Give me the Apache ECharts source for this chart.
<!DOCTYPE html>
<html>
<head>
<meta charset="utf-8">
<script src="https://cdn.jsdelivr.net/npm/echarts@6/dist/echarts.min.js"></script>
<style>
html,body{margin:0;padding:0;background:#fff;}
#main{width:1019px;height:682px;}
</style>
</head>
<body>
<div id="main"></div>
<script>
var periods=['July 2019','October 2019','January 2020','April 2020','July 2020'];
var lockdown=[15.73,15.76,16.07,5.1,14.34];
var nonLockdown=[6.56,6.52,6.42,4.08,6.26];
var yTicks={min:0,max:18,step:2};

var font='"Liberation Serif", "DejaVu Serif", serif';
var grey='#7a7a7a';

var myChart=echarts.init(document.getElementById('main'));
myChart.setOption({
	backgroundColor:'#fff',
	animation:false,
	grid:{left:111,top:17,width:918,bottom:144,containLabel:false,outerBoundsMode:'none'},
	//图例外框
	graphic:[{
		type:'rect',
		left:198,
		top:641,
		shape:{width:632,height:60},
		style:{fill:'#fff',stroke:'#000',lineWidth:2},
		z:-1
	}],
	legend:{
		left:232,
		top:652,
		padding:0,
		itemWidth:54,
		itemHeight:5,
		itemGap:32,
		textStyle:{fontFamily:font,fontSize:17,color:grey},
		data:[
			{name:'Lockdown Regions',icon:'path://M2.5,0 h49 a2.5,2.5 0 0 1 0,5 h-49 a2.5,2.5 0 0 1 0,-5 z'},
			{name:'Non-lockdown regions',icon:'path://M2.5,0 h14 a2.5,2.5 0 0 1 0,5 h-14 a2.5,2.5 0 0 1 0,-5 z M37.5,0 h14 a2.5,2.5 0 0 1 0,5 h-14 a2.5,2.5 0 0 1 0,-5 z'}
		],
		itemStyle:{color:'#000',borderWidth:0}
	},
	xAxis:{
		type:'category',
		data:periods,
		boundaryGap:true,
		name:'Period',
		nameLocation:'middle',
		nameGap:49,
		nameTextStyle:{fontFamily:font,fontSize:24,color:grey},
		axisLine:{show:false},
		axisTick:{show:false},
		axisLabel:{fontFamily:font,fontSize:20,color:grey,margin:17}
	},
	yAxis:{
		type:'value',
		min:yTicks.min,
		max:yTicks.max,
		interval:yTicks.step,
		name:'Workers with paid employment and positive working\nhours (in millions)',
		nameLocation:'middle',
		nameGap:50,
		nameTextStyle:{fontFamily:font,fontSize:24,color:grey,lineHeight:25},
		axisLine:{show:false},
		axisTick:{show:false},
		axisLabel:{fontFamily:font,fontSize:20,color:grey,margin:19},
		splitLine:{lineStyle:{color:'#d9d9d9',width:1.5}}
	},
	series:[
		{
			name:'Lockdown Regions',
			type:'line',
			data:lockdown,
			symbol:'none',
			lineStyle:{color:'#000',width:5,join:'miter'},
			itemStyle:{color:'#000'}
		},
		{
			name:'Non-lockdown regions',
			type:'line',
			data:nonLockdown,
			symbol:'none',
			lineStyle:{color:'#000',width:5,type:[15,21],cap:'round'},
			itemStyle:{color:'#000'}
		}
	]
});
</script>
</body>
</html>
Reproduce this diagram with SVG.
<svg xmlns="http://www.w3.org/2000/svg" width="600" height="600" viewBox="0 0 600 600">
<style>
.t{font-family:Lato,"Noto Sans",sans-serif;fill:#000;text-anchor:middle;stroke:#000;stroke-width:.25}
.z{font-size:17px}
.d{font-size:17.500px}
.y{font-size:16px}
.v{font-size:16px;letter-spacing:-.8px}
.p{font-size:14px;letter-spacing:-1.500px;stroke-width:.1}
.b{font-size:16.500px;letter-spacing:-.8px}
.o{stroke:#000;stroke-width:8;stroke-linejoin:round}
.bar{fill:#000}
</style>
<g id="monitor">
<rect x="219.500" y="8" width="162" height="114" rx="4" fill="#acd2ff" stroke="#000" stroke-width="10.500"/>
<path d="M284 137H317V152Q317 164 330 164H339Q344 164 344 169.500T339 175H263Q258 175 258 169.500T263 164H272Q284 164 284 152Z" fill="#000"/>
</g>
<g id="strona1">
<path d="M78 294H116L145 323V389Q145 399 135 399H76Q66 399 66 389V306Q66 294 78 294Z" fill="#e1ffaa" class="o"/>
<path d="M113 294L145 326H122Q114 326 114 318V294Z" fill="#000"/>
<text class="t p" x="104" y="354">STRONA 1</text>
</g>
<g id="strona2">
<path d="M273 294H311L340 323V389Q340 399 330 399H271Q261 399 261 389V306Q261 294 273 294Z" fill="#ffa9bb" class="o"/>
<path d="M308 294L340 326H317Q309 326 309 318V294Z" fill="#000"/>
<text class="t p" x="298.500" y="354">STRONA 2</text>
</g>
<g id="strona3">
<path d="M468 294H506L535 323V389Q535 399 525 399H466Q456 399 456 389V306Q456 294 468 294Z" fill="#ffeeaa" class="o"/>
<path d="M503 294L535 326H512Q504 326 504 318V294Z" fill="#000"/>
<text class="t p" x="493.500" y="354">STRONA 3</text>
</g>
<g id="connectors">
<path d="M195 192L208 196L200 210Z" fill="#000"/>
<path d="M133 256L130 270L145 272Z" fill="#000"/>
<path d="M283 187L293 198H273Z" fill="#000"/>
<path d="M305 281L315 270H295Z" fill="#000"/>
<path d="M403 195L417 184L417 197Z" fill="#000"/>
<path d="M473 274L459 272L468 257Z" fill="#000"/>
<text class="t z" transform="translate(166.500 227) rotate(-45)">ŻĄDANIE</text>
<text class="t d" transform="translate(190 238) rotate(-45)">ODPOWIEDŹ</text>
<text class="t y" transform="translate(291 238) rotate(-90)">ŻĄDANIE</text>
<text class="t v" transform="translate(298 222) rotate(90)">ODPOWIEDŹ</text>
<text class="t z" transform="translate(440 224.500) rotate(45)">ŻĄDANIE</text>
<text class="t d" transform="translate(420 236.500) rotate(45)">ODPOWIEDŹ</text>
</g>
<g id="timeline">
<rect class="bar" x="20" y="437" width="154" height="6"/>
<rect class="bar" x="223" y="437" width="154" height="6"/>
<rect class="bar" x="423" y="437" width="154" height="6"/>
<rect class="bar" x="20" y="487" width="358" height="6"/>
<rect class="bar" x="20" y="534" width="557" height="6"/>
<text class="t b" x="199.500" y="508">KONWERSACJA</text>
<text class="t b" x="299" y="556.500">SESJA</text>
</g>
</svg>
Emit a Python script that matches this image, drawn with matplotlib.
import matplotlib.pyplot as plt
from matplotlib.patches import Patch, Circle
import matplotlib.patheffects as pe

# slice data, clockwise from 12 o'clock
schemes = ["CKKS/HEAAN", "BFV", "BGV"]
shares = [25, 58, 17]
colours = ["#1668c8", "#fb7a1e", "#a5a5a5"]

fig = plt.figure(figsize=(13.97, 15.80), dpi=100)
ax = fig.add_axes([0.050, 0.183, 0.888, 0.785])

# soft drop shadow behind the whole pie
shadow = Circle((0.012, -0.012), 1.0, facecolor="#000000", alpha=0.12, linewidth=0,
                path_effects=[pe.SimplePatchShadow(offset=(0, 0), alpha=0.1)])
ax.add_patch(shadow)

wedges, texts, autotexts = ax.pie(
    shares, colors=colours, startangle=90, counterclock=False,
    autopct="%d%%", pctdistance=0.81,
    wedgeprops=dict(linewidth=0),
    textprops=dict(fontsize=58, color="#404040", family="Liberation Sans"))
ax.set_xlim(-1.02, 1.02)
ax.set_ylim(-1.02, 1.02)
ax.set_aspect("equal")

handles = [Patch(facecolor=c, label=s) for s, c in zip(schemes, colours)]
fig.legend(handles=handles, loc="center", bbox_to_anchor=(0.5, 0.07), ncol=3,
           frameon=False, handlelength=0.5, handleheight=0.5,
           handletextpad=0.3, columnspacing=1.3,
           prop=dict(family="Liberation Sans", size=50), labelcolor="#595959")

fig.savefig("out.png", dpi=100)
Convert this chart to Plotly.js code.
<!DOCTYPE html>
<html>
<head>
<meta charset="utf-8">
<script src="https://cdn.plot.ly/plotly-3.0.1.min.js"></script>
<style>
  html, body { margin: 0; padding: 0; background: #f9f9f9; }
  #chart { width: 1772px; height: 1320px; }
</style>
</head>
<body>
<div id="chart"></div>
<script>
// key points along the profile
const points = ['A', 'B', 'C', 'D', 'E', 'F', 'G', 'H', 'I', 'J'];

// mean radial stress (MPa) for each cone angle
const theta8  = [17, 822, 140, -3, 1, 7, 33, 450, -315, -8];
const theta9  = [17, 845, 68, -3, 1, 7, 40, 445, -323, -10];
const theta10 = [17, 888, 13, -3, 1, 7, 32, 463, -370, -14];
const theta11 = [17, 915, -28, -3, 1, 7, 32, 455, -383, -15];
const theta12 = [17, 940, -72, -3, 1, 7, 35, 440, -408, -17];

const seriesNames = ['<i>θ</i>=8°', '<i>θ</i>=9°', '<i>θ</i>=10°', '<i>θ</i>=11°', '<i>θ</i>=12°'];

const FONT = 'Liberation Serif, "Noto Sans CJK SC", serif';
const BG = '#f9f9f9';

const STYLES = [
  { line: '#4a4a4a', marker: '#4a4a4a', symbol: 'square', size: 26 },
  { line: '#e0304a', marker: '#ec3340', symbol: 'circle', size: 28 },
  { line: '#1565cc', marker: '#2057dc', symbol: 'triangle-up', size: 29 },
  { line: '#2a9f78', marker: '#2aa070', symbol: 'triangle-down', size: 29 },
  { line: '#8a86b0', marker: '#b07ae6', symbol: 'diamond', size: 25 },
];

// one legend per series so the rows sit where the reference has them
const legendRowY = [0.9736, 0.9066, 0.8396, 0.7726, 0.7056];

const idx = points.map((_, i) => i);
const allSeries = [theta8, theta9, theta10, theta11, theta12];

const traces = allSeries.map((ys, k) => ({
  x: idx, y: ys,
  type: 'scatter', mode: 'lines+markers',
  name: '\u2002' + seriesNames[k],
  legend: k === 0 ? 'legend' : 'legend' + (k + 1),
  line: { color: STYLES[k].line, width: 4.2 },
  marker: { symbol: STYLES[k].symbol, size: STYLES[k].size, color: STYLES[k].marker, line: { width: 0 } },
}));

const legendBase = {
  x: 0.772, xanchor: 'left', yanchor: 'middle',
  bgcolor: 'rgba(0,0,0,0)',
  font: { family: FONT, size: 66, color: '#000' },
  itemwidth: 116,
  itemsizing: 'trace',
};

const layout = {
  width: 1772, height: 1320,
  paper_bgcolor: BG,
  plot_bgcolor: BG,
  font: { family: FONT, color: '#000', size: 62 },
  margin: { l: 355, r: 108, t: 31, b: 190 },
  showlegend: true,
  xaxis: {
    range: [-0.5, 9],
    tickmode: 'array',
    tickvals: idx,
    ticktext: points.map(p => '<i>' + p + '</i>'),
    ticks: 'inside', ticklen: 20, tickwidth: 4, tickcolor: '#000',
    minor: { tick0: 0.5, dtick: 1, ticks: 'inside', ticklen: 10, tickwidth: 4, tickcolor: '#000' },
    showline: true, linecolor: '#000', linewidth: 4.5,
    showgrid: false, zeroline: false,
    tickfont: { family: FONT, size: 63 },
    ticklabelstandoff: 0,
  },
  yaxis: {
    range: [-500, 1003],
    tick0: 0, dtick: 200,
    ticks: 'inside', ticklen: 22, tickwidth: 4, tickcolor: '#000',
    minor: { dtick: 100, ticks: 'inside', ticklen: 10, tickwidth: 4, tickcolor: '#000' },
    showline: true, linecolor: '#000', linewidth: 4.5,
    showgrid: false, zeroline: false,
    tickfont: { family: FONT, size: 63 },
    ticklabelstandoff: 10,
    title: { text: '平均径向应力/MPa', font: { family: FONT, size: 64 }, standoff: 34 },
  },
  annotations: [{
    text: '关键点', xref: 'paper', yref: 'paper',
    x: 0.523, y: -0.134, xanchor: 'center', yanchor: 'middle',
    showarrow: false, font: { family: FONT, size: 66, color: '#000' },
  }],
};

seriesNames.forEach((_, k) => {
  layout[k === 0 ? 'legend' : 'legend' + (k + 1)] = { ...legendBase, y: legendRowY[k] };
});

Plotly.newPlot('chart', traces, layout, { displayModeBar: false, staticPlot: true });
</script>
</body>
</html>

══════

### GIVEN INSTRUCTION
Output exactly those lines that lie from the line with "Emit a Python" through the line with "ax = fig.add_axes([0.050, 0.183, 0.888, 0.785])", with both of those lines included.

### OUTPUT OF THE EXERCISE
Emit a Python script that matches this image, drawn with matplotlib.
import matplotlib.pyplot as plt
from matplotlib.patches import Patch, Circle
import matplotlib.patheffects as pe

# slice data, clockwise from 12 o'clock
schemes = ["CKKS/HEAAN", "BFV", "BGV"]
shares = [25, 58, 17]
colours = ["#1668c8", "#fb7a1e", "#a5a5a5"]

fig = plt.figure(figsize=(13.97, 15.80), dpi=100)
ax = fig.add_axes([0.050, 0.183, 0.888, 0.785])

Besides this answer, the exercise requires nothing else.